Beiträge von Sudhana im Thema „Zen Buddhismus & Christentum“

    Wenn philosophische Setzungen nicht kompatibel sind mit Zen, sondern eher mit Agnostizismus und Skeptizismus, kann da aus meiner Sicht nichts christliches andocken.

    Nun - Chan / Zen ist hinsichtlich philosophischer "Setzungen" / Doktrinen ausgesprochen unscharf bzw. pluralistisch. Wie schwierig alleine schon der Diskurs über eine geistesgeschichtliche Einordnung ist, hat sich hier ja kürzlich gezeigt. Einfach, weil es für Zen (ich benutze den Begriff mal subsumierend für unterschiedliche lokale Traditionen) kein objektivierbares theoretisches Konzept gibt, das entsprechende Kriterien vorgäbe. Verständnis von Zen ist subjektiv - bestimmt durch den jeweiligen subjektiven Erfahrungshorizont.


    Ich gehe nicht so weit wie D.T. Suzuki, der ein faschistisches oder faschistoides Zen-Verständnis für etwas völlig normales hielt und da auch (wie als Gegenstück Dürckheim) keinerlei Berührungsängste hatte. Dafür bedarf es freilich zunächst einer nicht unproblematischen "Setzung": nämlich der, Zen sei ethikfrei. Da ziehe ich - so parteiisch bin ich - dann doch die subjektive Setzung vor, dass der Zen - Weg ein Bodhisattva-Weg ist, ein Teil des 'Großen Fahrzeugs'.


    So viel zu meiner Sicht der wirklich grundlegenden Setzungen - wobei darauf aufbauende, weitere Setzungen, notwendig mit einer der beiden Alternativen "kompatibel" (um den Begriff aufzugreifen) sein müssen und etliche davon wiederum nicht mit beiden kompatibel sein können. Dazu die kleine Anmerkung, dass Christopher den Titel seiner Studie 'Zen has no morals' zwar etwas provokant formuliert hat - aber er weist auf die grundsätzliche Fragestellung hin, die man als Zen-Praktizierender beantworten muss: ist Zen amoralisch oder nicht? Ich persönlich fand da Hyakujos Fuchs recht nützlich und es auch bezeichnend, dass Wumen ihn als zweiten Präzedenzfall nach Wu/Mu nimmt, aber das nur nebenbei.
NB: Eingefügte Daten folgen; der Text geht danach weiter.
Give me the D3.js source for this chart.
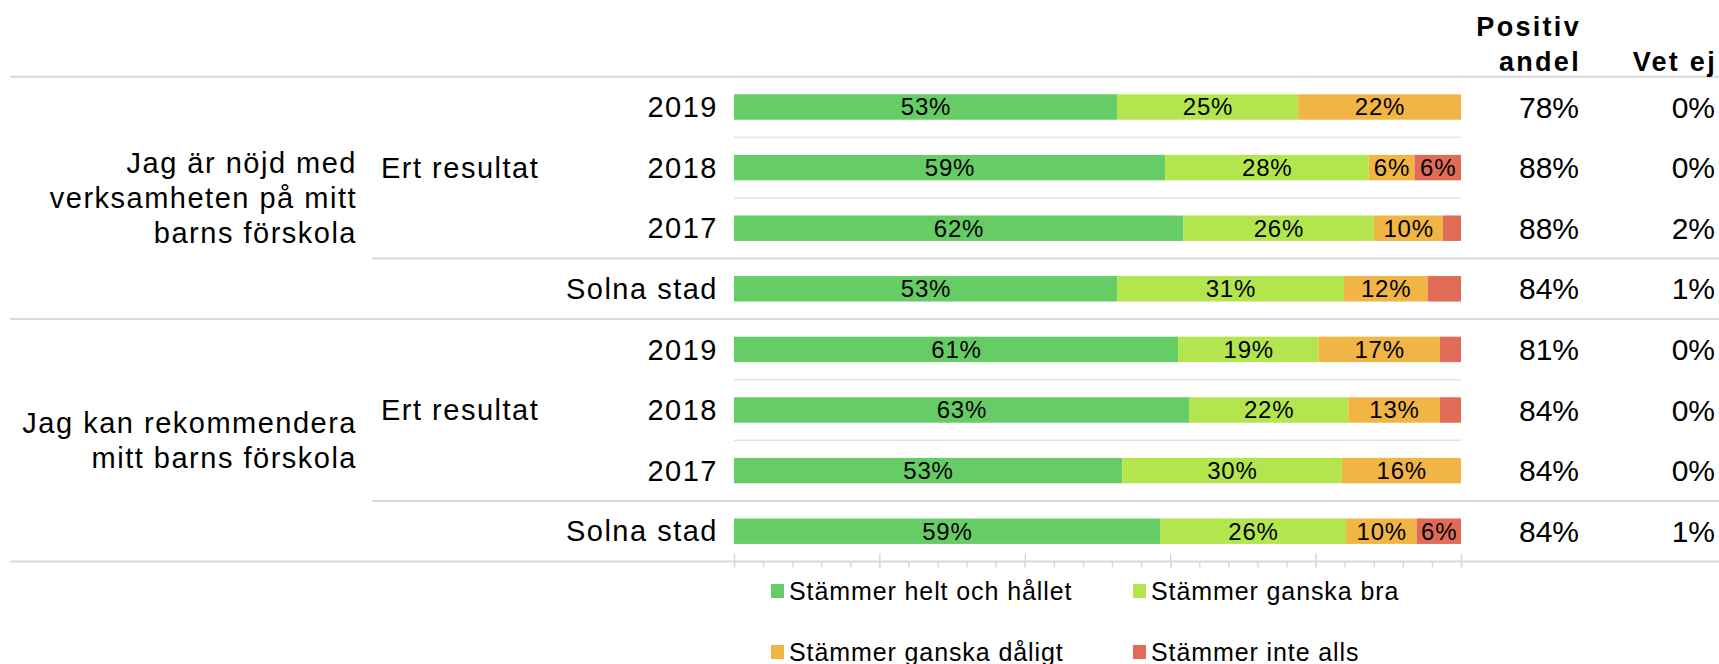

    Natürlich gibt es auch Setzungen, die zu beiden Alternativen kompatibel sind - etwa Skeptizismus und Agnostizismus. Theistische Setzungen passen wohl nur zum 'moralischen' Zen - wobei man schon ehrlich sagen muss, dass nach meiner Wahrnehmung die Setzungen da schon etwas differenzierter sind, als sie Barstukken auflistet. Kompatibel gemacht wird da (jedenfalls habe ich es bisher nicht anders gesehen) speziell eine negative Theologie und gerade evangelische Pfarrer kommen idR auch von Bultmann (Sichwort Entmythologisierung) her.


    Jedenfalls sind natürlich theistische und agnostische Setzungen inkompatibel. Christliches Zen ist Waidao-Chan / Gedo-Zen nach der Klassifizierung Zongmis, "Zen außerhalb des Weges". Wobei man das mE vor allem aus der Perspektive einer weiteren Setzung ins Auge fassen kann: dem der 'nützlichen Mittel' entsprechend der hōben-Doktrin des Lotossutra. Dann ist beides Teil eines Fahrzeuges, das größer ist, als das Mahāyāna: das 'eine Fahrzeug', Ekayāna. Zwar eine im Tiantai entwickelte Setzung - was aber nicht heisst, dass sie für Zen nicht nützlich sein kann.


    Generell sollte man sich freilich bewusst sein, dass alle Setzungen nichts sind als Geschichten, die wir uns selbst erzählen. Entscheidend ist das Tun und das Lassen, zu dem sie uns bewegen.